COLLECTED MATERIAL —
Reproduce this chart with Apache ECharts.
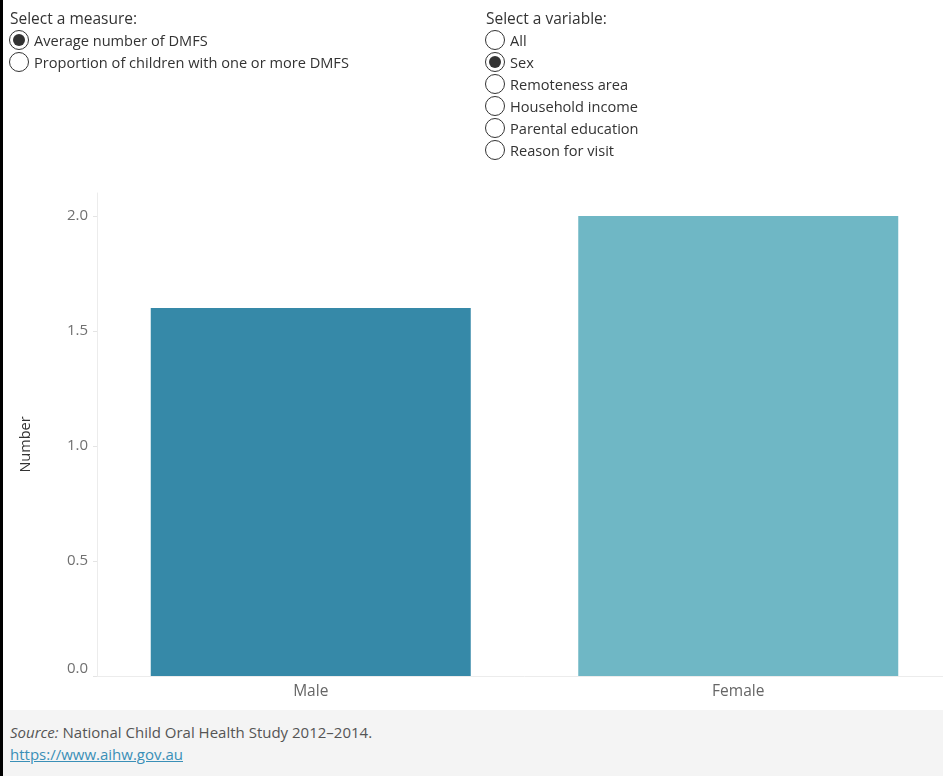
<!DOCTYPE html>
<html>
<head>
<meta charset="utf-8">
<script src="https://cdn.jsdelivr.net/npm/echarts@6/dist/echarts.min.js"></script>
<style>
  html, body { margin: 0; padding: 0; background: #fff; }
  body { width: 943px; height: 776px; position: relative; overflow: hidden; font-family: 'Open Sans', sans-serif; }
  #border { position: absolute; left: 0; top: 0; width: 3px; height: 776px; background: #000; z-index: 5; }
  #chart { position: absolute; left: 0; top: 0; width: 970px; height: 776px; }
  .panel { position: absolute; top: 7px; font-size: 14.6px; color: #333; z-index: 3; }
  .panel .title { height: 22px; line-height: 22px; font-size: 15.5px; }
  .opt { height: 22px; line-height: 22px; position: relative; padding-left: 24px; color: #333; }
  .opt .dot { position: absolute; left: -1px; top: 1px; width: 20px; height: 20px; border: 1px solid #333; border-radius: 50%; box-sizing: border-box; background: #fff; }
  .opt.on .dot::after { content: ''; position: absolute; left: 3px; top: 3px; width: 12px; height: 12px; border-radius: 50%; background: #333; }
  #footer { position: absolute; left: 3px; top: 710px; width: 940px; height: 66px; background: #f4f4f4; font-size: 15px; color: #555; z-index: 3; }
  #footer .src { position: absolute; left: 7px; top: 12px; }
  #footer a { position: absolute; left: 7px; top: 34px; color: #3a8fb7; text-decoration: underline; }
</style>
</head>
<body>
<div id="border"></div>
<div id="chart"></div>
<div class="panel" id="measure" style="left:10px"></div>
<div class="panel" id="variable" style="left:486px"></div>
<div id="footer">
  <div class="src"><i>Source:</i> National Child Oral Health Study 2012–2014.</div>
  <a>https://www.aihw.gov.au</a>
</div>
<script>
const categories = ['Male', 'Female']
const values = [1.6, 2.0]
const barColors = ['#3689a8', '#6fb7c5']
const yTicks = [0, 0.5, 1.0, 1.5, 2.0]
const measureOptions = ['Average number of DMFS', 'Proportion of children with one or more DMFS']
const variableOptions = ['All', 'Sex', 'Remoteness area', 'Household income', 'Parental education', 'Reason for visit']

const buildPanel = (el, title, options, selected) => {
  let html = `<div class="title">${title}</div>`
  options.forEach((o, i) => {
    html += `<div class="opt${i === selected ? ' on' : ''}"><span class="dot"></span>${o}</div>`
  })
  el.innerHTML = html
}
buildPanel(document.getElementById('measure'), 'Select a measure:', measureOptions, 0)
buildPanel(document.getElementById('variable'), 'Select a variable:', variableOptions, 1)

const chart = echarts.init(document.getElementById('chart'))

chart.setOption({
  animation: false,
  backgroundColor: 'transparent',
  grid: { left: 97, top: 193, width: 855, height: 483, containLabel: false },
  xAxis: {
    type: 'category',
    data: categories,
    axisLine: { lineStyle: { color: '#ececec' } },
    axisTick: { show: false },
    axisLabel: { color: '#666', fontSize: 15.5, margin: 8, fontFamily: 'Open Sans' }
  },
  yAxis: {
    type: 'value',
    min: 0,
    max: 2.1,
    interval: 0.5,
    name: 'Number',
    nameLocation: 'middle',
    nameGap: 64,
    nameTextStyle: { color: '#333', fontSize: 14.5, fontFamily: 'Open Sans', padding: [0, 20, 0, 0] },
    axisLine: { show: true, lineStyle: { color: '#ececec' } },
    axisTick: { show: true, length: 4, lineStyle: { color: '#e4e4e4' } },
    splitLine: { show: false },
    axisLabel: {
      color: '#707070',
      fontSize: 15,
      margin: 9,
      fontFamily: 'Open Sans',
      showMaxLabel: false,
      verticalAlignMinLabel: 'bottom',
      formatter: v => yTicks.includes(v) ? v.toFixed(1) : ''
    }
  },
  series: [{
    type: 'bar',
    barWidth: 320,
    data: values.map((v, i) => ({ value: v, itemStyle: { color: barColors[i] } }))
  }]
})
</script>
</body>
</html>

GIVEN REQUEST — Search the listing for the string "with". Copy each line where it turns up.

EXPECTED ANSWER —
Reproduce this chart with Apache ECharts.
const measureOptions = ['Average number of DMFS', 'Proportion of children with one or more DMFS']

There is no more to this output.